Outpost is known for its bright print dresses which come with pockets. Only up to two pieces of each design are available for off-the- rack purchases. The rest are produced on a made-to-measure basis as her customers, mainly working professionals in their 30s, “worry about being in the same dress as another (customer)”, says Ms Ng.

Business has been brisk.
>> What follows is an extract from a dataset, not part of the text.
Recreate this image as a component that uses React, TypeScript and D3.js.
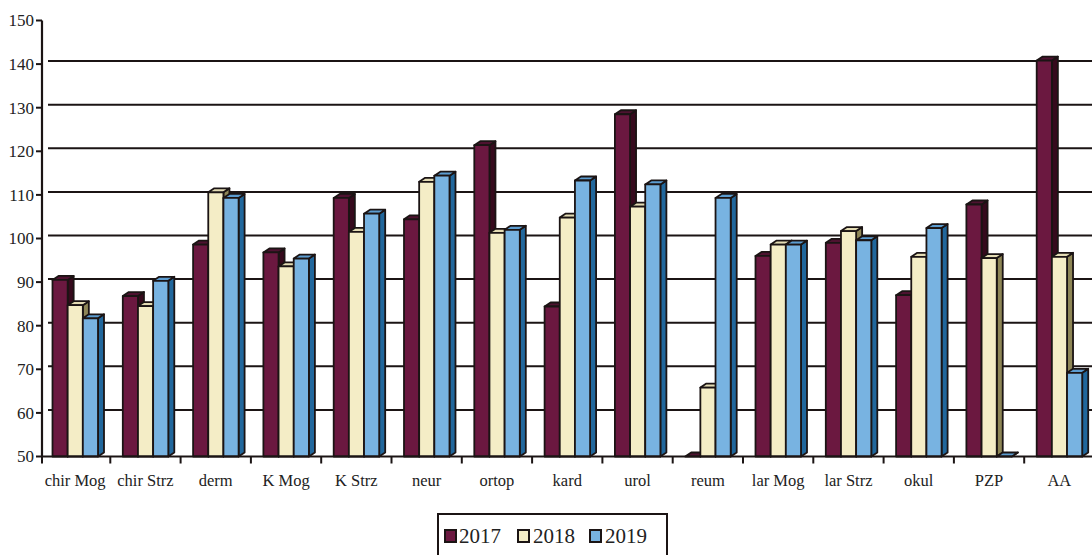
import React from "react";
import * as d3 from "d3";

const categories = ["chir Mog", "chir Strz", "derm", "K Mog", "K Strz", "neur", "ortop", "kard", "urol", "reum", "lar Mog", "lar Strz", "okul", "PZP", "AA"];
const series = ["2017", "2018", "2019"];
const values2017 = [90.5, 86.8, 98.6, 96.8, 109.3, 104.4, 121.4, 84.4, 128.5, 50, 96, 99, 87, 107.8, 140.8];
const values2018 = [84.7, 84.5, 110.6, 93.6, 101.5, 113, 101.3, 104.8, 107.3, 65.8, 98.6, 101.7, 95.8, 95.5, 95.8];
const values2019 = [81.7, 90.3, 109.3, 95.4, 105.7, 114.4, 102, 113.3, 112.4, 109.3, 98.6, 99.6, 102.4, 50, 69.2];
const yTicks = [50, 60, 70, 80, 90, 100, 110, 120, 130, 140, 150];

const colors = [
  { front: "#6b1840", top: "#4e1230", side: "#360a1d" },
  { front: "#f4edc6", top: "#e4dcb4", side: "#8e8656" },
  { front: "#78b3e1", top: "#5c9cd0", side: "#21679c" },
];

const W = 1092;
const H = 555;
const DX = 6;
const DY = 4;

export default function App() {
  const x = d3.scaleBand<string>().domain(categories).range([40, 1094.5]).padding(0);
  const inner = d3.scaleBand<string>().domain(series).range([12.5, 58]).padding(0);
  const y = d3.scaleLinear().domain([50, 150]).range([456.5, 20.5]);
  const base = y(50);
  const data = [values2017, values2018, values2019];
  const ink = "#1b1414";

  const bars: React.ReactNode[] = [];
  categories.forEach((c, ci) => {
    series.forEach((s, si) => {
      const v = data[si][ci];
      const bx = (x(c) as number) + (inner(s) as number);
      const w = inner.bandwidth();
      const yt = y(v);
      const col = colors[si];
      bars.push(
        <g key={c + s} stroke={ink} strokeWidth={1.8} strokeLinejoin="round">
          <polygon
            points={`${bx + w},${yt} ${bx + w + DX},${yt - DY} ${bx + w + DX},${base - DY} ${bx + w},${base}`}
            fill={col.side}
          />
          <polygon
            points={`${bx},${yt} ${bx + DX},${yt - DY} ${bx + w + DX},${yt - DY} ${bx + w},${yt}`}
            fill={col.top}
          />
          <rect x={bx} y={yt} width={w} height={Math.max(0, base - yt)} fill={col.front} />
        </g>
      );
    });
  });

  const legendItems = [
    { label: "2017", sq: 445, tx: 459 },
    { label: "2018", sq: 518, tx: 533 },
    { label: "2019", sq: 590, tx: 605 },
  ];

  return (
    <svg
      width={W}
      height={H}
      style={{ position: "absolute", left: 0, top: 0, background: "#ffffff" }}
      fontFamily="'Liberation Serif', 'Times New Roman', serif"
    >
      <rect x={0} y={0} width={W} height={H} fill="#ffffff" />
      {yTicks.filter((t) => t > 50 && t < 150).map((t) => (
        <line key={"g" + t} x1={48} x2={W} y1={y(t) - 3} y2={y(t) - 3} stroke={ink} strokeWidth={2} />
      ))}
      {bars}
      <line x1={42} x2={42} y1={y(150)} y2={base} stroke={ink} strokeWidth={2.2} />
      {yTicks.map((t) => (
        <g key={"t" + t}>
          <line x1={36} x2={42} y1={y(t)} y2={y(t)} stroke={ink} strokeWidth={2} />
          <text x={34} y={y(t)} dy="0.35em" textAnchor="end" fontSize={17} fill="#222">
            {t}
          </text>
        </g>
      ))}
      <line x1={41} x2={W} y1={base} y2={base} stroke={ink} strokeWidth={2.2} />
      {categories.map((c, i) => (
        <line
          key={"xt" + c}
          x1={(x(c) as number) + (i === 0 ? 2 : 0)}
          x2={(x(c) as number) + (i === 0 ? 2 : 0)}
          y1={base}
          y2={base + 7}
          stroke={ink}
          strokeWidth={2}
        />
      ))}
      {categories.map((c) => (
        <text
          key={"xl" + c}
          x={(x(c) as number) + x.bandwidth() / 2}
          y={486}
          textAnchor="middle"
          fontSize={16.5}
          fill="#222"
        >
          {c}
        </text>
      ))}
      <rect x={438} y={514} width={229} height={44} fill="#fff" stroke={ink} strokeWidth={2} />
      {legendItems.map((it, i) => (
        <g key={it.label}>
          <rect x={it.sq} y={530} width={11} height={12} fill={colors[i].front} stroke={ink} strokeWidth={2} />
          <text x={it.tx} y={543} fontSize={21} fill="#222">
            {it.label}
          </text>
        </g>
      ))}
    </svg>
  );
}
Sales more than doubled from 2015 to last year and the label chalked up a six-figure revenue last year.

The most popular style, says Ms Ng, is the fit and flare dress with an A-line skirt.

A basic made-to-measure cotton-blend fit and flare dress starts at $99.90. Dresses are made in Hong Kong and cheongsam in Shanghai.

More complicated designs, such as a lace jumpsuit, are made locally and prices start at $200. It takes up to three weeks, on average, to make a dress, inclusive of two fittings.

Despite some customers not understanding the process of made-to- measure and getting upset when their dress does not fit perfectly at the first fitting, Ms Ng, who is single, says it is par for the course.

She says: “I think retail can be demoralising when some customers question the point of made-to-measure clothing and say they can just buy a dress off the rack.”

“So when we have customers who really appreciate the effort that goes behind what we do, it makes me feel that it’s all worth it.”